There could not have been a better place for the Rhode Island Textile Innovation Network to announce its official formation than historic textile-manufacturing hub Slater Mill in Pawtucket.
“I was really excited when we were approached about hosting the launch,” said Lori Urso, executive director of the Old Slater Mill Association. “It represents the future of an industry in Rhode Island that began right here, at this mill, and in the center of this historic city.”
According to the National Institute of Standards and Technology, there are more than 70 textile companies in Rhode Island, with more than 2,500 workers. Smart fabrics are used in hospital-bed sheets to help reduce infection, in suits to protect those in submarines from explosion or to protect special-forces units from bullets, in highway-construction projects, roofing material and more.
RITIN and its members are committed to collaborating to achieve a skilled workforce, making the state a leader in textile manufacturing. The industry has changed a lot since the 1793 mill was up and running during the Industrial Revolution.
“There has been a massive offshoring of textile jobs,” said Mary Johnson of Polaris MEP, program manager for RITIN. “Ninety-five percent of what we wore was made here in the 1960s. Today, that number is about 2 to 3 percent.”
With Michael Woody of Cranston’s Trans-Tex LLC as president, RITIN is the 2016 creation of Sen. Sheldon Whitehouse, D-R.I., and the University of Rhode Island. The September launch event included partners Real Jobs Rhode Island, the R.I. Commerce Corp., Polaris MEP, the Rhode Island Manufacturers Association and Slater Mill Museum.
‘We can certainly learn from each other … and have some meaningful conversations.’
DANIEL DWIGHT, Cooley Group president and CEO
“If it were only textile companies, we couldn’t have come this far,” said Woody. Trans-Tex makes printed textile items such as printed lanyards, key fobs and printed ribbon. “We [as an industry] have had to reinvent ourselves and have come to focus on more-advanced textiles, more innovation.”
But innovation – for the super-specialty textile companies that serve the automotive, aerospace, military and first-responder industries, for example – takes research, said Johnson. And research takes time, creating a need for a highly collaborative textile-manufacturing group while at the same time having made it more difficult to organize one.
“They are stretched very thin to keep their businesses competitive,” she said of RITIN members. “Now, they can leverage support from that network and R.I. Commerce Corp. and Real Jobs RI. They’re competing in a tough marketplace.”
But member competition is not a concern in being part of the group, as the products they make and materials they use all differ greatly, said Daniel Dwight, president and CEO of the nearly 100-year-old Cooley Group of Pawtucket, which started out making painted cotton awnings and now makes industrial textiles coated with polymer chemicals.

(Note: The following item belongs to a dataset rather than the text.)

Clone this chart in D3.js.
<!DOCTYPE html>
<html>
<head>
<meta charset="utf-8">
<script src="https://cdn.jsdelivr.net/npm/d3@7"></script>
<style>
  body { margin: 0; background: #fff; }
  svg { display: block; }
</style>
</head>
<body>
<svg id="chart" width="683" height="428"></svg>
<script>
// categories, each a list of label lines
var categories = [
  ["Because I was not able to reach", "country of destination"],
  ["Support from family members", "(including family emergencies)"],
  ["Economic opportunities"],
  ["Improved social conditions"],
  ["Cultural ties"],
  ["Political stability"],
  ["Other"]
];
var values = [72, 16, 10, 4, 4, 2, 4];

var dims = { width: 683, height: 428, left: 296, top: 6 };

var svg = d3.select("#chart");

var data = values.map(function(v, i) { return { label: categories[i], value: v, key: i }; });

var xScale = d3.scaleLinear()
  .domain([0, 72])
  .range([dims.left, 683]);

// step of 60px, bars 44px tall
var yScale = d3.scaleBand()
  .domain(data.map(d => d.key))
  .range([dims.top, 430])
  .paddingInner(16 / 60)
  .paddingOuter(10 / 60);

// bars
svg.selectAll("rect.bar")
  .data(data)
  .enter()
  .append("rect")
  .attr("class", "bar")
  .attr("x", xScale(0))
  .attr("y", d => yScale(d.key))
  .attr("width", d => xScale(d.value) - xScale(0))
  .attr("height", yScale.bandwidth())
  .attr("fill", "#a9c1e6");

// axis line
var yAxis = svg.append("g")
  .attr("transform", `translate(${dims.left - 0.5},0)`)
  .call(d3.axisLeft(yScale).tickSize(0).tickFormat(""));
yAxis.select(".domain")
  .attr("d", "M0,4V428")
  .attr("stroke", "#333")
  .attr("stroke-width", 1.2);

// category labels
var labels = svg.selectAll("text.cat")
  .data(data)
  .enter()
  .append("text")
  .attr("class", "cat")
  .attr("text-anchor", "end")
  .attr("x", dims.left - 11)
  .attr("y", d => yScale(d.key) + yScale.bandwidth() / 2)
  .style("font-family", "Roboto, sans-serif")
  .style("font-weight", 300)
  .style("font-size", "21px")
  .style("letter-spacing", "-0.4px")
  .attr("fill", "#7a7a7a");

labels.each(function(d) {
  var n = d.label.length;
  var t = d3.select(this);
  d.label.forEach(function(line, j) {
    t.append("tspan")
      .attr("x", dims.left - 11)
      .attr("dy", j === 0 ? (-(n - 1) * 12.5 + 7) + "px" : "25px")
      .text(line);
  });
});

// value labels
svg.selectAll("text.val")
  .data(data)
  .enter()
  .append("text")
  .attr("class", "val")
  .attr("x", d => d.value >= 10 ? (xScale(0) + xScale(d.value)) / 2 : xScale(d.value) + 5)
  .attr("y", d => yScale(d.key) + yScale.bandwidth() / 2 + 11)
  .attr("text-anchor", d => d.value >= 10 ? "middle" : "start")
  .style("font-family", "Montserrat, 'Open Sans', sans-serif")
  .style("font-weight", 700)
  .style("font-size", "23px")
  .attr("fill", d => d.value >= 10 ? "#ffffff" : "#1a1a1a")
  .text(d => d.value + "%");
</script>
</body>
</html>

RITIN’s value will come from members learning from each other.
“We are banding together because … with the diversity of what we do, there is no competition,” he said. “We can certainly learn from each other, get to know them – or new people if there is a change at a company – and have some meaningful conversations,” especially around best practices, or what other manufacturers have tried that hasn’t worked for them, in terms of technical or operational aspects, for example.
Member facility tours are also in the plans.
Woody notes that Rhode Island and its connections with colleges, along with its labor and training resources, puts it ahead of other areas in growing these kinds of advanced skills.
Johnson cites National Council of Textile Organizations data showing that hourly textile workers make 136 percent more than those who work in a clothing store. The average salary in the textile industry is $52,400, she said.
But first: an education component is needed.
Focus groups with students have shown a negative perception of textile manufacturing so far, Woody said. There is a general lack of information about textile manufacturing and products it yields, and their uses. Research is in the works to study college students’ impressions about the field. Woody said URI, Brown University and Rhode Island School of Design have all expressed interest in things such as lunch-and-learn types of activities.
“The industry in general is a mystery to people,” said Urso. “Unlike a retail shop, a factory is not a place where the average person is welcome to just stop in. … So, it’s difficult to get people excited about the industry. ... Most people have no idea what is going on in those plants, or how it relates to them, if at all.”
Now that RITIN’s network is in place, Woody and Johnson are gathering input on what textile-manufacturing skills are needed and watching pending national legislation for potential job-training funding opportunities. One proposal calls for recent manufacturing retirees training new employees, for example, Johnson said.
“We’re ramping up efforts to change hearts and minds” about textile manufacturing, said Woody.
For folks such as Pawtucket Mayor Donald R. Grebien, this initiative holds nothing but promise, especially with the coming departure of the Pawtucket Red Sox to Worcester, Mass.
“RITIN will tackle real problems that will not only help the textile-manufacturing companies but the thousands of workers that they employ,” said Grebien. “I look forward to seeing the positive strides that RITIN will make.”